## Your instructions
Only the span from the line containing "Emit a component" down to the line containing "Line, XAxis, YAxis" is to be printed, exactly and inclusively, with pictures omitted.

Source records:
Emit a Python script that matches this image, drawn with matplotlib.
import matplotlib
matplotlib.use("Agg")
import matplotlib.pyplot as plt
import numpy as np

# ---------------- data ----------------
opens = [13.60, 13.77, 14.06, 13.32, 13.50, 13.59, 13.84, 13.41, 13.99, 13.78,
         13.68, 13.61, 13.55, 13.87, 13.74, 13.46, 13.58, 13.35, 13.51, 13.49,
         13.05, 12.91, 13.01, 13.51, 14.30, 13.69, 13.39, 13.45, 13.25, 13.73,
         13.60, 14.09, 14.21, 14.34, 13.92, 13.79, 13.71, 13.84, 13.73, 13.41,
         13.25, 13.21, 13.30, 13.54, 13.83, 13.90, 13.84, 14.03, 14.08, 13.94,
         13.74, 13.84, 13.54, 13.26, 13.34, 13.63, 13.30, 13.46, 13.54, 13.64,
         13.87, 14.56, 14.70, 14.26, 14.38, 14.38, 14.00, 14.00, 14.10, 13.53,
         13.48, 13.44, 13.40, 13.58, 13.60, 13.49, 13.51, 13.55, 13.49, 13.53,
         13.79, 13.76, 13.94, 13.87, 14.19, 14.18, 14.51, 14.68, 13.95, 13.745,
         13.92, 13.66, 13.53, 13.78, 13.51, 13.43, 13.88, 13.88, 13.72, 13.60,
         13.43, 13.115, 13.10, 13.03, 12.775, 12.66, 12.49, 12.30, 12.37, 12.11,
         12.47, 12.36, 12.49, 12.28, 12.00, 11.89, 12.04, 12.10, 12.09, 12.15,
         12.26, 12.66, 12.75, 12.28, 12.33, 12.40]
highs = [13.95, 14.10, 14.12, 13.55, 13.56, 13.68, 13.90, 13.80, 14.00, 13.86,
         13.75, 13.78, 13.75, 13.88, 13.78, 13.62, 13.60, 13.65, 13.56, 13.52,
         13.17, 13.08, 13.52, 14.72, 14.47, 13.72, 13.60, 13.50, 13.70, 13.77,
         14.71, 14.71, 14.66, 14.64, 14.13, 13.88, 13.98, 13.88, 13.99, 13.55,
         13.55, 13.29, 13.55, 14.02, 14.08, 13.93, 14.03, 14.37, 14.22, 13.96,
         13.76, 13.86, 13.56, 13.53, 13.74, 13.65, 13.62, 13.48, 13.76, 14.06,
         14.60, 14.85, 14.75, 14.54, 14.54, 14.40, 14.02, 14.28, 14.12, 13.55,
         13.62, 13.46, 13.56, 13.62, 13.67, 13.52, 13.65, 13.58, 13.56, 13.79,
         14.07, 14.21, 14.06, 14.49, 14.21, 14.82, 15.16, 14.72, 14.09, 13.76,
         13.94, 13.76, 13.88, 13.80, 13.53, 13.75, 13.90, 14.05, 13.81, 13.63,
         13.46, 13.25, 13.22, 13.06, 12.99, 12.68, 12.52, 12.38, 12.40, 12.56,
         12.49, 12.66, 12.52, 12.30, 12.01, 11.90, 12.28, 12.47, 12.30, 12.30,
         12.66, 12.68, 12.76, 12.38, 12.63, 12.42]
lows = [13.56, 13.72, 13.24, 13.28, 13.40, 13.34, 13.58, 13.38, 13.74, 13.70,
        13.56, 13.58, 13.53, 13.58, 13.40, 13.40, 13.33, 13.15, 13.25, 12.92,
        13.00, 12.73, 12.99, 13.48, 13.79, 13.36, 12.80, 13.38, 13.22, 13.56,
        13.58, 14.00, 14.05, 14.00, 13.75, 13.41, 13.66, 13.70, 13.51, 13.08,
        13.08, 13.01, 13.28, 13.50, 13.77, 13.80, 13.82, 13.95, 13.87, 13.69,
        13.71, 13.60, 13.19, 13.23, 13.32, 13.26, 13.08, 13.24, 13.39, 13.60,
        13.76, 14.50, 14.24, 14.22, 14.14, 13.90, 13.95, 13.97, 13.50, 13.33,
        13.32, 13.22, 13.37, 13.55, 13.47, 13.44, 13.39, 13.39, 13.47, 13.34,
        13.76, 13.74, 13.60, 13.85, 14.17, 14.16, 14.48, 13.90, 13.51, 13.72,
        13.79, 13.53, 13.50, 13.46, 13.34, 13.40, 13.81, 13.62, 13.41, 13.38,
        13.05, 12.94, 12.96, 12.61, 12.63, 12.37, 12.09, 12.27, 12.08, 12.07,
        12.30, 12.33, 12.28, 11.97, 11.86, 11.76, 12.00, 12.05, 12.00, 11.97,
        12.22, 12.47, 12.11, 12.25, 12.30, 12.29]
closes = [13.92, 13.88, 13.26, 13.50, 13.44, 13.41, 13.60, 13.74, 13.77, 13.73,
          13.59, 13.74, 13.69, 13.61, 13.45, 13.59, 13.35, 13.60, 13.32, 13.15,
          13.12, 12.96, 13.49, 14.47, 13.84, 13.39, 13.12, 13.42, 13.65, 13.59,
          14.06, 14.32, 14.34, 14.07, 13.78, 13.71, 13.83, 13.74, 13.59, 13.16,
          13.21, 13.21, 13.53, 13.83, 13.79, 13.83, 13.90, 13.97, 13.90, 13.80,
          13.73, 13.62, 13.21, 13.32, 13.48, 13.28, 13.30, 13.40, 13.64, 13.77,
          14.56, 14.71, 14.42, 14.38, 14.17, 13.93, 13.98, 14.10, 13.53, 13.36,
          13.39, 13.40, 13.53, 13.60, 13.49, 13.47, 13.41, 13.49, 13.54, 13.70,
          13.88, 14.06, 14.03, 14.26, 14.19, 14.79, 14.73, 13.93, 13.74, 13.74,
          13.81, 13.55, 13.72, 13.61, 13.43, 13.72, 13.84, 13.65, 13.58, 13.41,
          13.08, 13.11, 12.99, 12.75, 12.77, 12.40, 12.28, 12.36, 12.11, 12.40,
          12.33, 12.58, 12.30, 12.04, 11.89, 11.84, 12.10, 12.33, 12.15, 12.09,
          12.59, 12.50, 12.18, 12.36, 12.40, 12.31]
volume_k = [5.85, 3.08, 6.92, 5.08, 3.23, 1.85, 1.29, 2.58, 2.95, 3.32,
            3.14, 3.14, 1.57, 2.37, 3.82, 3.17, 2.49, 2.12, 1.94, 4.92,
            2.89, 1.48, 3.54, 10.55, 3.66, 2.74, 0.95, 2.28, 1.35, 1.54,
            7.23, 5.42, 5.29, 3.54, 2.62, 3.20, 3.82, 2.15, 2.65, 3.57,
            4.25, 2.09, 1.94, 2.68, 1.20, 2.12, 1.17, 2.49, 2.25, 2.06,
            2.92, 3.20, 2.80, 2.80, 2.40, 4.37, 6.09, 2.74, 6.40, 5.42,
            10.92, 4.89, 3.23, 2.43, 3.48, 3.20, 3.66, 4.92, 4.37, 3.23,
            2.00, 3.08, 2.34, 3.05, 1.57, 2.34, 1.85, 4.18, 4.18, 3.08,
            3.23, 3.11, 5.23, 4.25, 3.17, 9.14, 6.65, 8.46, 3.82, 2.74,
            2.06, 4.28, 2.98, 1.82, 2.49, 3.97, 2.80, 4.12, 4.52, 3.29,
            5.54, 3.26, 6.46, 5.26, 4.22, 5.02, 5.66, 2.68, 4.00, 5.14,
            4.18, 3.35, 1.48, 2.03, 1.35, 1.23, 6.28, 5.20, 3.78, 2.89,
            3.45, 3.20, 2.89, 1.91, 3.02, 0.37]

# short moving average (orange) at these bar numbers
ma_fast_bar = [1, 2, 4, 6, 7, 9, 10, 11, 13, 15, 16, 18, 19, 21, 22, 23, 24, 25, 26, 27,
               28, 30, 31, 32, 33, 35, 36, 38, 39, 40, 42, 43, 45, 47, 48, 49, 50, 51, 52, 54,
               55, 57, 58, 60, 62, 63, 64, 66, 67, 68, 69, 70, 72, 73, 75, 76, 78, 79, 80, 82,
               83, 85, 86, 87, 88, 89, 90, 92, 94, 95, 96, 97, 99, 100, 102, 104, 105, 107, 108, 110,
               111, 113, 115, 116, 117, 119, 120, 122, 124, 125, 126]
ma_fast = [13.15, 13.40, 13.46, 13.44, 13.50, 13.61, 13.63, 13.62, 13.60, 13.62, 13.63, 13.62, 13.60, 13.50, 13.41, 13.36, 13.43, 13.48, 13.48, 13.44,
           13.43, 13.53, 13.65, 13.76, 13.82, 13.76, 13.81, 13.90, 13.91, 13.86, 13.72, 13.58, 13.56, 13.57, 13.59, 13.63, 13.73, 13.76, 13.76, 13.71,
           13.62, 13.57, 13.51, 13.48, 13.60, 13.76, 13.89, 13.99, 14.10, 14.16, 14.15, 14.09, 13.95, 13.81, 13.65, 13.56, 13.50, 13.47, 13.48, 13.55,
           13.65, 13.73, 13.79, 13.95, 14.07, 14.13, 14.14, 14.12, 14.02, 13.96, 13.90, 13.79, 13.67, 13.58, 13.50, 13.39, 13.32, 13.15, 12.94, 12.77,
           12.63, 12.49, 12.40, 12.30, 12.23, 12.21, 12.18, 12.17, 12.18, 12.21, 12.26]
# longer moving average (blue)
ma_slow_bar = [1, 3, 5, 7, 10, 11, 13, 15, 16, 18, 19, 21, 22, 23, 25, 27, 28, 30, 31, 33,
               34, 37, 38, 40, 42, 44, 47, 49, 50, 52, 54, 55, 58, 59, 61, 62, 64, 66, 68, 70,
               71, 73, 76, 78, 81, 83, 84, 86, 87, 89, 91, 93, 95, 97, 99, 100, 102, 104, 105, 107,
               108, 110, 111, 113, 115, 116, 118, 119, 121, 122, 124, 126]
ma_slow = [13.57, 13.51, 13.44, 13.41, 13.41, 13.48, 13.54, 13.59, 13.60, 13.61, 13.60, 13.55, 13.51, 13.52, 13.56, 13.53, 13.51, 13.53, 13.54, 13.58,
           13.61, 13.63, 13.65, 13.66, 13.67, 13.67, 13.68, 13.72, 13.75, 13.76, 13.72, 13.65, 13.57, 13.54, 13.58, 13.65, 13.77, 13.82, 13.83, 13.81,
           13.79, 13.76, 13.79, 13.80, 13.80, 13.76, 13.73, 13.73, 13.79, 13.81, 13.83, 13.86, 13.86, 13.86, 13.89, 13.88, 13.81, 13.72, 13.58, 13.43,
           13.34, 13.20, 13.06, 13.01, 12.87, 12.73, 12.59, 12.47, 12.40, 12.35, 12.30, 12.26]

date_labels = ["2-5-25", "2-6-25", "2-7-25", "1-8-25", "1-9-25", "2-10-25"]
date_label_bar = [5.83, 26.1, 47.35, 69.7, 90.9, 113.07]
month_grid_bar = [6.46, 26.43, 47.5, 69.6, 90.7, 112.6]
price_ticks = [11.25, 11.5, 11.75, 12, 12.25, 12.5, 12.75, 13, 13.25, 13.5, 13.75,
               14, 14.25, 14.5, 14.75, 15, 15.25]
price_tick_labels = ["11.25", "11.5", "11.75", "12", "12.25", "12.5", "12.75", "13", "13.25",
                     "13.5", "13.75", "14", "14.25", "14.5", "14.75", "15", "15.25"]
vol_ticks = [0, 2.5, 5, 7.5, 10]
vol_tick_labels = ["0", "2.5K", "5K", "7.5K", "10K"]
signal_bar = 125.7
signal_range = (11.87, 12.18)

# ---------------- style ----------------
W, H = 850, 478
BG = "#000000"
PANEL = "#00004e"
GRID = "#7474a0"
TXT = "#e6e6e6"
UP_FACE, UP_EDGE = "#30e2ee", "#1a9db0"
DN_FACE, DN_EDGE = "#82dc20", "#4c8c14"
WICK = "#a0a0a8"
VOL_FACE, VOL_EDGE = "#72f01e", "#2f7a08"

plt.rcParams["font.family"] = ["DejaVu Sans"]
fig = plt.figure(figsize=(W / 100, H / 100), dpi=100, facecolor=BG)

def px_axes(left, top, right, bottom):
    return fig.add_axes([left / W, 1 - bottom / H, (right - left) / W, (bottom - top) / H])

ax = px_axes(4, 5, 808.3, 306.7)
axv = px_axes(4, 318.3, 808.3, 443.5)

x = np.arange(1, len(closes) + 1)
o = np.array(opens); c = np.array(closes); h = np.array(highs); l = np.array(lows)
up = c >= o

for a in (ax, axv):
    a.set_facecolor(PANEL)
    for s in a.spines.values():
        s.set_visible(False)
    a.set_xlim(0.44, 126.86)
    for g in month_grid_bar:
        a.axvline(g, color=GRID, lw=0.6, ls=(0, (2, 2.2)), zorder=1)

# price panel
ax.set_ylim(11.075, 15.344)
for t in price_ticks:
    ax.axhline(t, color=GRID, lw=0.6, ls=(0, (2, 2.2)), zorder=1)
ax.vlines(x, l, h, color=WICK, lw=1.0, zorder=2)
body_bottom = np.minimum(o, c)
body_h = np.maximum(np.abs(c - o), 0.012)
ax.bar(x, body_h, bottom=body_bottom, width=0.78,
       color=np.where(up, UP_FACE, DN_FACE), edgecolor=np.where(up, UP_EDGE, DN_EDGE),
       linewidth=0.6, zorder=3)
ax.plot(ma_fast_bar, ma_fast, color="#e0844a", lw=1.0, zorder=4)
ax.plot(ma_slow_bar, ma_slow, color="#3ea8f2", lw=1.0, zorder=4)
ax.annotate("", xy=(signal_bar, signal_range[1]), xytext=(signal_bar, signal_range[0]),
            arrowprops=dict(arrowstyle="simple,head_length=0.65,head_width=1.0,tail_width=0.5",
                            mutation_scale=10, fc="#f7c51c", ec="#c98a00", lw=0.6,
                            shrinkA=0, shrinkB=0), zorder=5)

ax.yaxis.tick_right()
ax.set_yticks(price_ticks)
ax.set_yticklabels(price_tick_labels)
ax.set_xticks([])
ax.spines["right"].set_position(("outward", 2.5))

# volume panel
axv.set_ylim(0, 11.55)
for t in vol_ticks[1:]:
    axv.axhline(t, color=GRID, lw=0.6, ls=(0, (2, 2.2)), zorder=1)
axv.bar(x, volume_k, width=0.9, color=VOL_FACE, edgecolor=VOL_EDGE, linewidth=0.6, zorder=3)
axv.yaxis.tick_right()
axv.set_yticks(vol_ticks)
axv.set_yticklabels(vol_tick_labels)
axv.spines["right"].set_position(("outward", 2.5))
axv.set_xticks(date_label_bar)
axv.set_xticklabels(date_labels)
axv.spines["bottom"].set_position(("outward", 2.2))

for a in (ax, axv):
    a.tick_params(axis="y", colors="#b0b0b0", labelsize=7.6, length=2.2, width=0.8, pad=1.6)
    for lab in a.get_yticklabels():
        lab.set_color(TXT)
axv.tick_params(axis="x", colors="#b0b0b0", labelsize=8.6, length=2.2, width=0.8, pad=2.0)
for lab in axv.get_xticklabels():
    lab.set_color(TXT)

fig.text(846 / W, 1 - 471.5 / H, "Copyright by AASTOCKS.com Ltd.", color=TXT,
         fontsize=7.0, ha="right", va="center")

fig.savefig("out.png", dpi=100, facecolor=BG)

--

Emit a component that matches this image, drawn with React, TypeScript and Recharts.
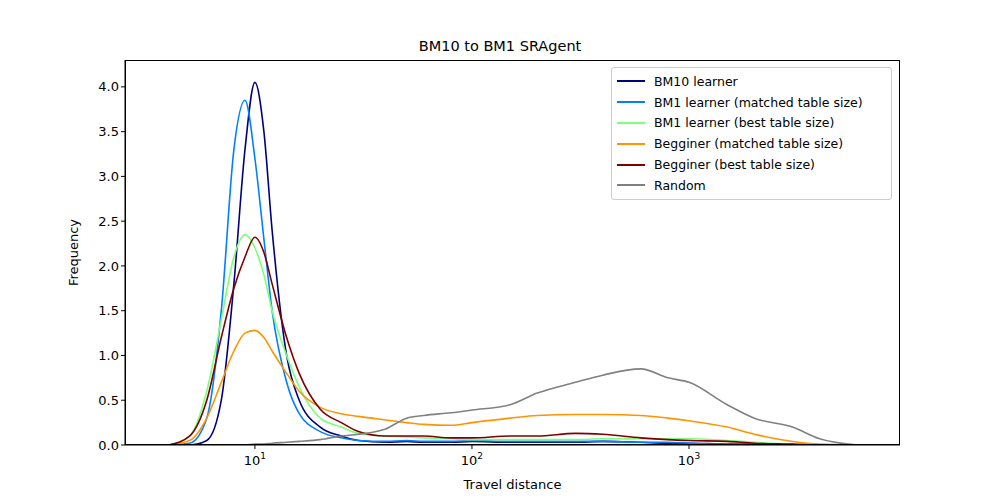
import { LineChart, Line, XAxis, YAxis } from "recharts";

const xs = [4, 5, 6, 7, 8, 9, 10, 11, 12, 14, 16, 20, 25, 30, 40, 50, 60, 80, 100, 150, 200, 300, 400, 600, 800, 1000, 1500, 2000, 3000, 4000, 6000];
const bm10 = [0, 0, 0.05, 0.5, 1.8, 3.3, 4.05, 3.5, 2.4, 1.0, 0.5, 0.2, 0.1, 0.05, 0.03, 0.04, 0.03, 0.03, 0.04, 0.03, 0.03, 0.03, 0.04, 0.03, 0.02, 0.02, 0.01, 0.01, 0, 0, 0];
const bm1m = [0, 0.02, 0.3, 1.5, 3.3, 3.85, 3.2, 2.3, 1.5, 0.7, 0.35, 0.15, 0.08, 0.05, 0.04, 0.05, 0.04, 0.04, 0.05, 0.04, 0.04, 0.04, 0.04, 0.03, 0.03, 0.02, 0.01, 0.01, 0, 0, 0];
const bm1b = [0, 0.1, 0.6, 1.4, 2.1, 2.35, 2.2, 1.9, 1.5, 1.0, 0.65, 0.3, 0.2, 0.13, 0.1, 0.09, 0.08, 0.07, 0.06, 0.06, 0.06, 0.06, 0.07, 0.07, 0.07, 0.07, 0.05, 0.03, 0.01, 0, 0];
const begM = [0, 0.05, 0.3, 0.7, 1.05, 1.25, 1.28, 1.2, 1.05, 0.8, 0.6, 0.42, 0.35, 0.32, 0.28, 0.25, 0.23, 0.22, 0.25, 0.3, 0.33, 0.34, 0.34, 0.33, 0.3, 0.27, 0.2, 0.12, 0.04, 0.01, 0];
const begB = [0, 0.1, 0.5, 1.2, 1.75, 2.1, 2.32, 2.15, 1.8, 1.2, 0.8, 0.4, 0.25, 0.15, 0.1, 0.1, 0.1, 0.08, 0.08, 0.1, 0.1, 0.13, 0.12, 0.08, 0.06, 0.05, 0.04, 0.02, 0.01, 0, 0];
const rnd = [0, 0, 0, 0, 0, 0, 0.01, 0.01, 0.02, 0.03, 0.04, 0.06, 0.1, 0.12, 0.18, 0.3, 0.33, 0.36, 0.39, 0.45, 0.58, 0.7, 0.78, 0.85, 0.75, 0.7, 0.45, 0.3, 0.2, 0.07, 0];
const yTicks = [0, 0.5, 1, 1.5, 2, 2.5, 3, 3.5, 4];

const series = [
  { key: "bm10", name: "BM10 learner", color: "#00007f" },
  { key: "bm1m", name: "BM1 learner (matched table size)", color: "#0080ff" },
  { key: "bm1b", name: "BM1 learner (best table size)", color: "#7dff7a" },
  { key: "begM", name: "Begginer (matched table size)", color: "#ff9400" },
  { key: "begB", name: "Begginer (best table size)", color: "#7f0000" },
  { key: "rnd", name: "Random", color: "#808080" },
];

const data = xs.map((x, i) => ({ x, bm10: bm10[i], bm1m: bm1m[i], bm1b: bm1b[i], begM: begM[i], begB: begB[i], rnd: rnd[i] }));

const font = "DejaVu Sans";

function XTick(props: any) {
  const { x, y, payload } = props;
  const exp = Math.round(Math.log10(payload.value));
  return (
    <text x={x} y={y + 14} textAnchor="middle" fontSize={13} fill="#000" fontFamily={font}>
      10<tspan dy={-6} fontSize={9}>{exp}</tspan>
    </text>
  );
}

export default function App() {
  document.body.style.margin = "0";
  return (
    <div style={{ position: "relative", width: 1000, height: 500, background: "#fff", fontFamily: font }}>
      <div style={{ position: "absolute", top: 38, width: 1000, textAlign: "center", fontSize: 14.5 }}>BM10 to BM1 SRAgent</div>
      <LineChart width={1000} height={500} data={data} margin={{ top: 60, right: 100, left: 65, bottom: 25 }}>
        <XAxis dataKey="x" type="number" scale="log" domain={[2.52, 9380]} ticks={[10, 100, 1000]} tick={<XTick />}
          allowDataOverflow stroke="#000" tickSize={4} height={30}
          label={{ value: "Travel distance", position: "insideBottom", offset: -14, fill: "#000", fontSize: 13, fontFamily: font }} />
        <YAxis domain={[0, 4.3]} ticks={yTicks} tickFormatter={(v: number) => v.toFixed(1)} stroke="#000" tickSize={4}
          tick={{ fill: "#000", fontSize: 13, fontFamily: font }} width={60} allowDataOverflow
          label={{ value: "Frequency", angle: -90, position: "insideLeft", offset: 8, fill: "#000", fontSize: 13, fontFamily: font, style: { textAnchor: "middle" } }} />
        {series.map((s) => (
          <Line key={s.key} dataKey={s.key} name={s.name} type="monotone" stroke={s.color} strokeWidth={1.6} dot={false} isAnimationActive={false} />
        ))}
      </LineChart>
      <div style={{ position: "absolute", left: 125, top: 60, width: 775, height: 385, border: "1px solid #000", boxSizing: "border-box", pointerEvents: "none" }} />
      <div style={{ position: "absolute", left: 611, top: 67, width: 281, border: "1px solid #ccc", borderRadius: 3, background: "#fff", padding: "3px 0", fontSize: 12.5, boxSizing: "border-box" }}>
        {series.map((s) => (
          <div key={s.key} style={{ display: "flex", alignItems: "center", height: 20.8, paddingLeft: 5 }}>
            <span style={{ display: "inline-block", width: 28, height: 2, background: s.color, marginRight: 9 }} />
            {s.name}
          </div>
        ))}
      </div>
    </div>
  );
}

## Task result
Emit a component that matches this image, drawn with React, TypeScript and Recharts.
import { LineChart, Line, XAxis, YAxis } from "recharts";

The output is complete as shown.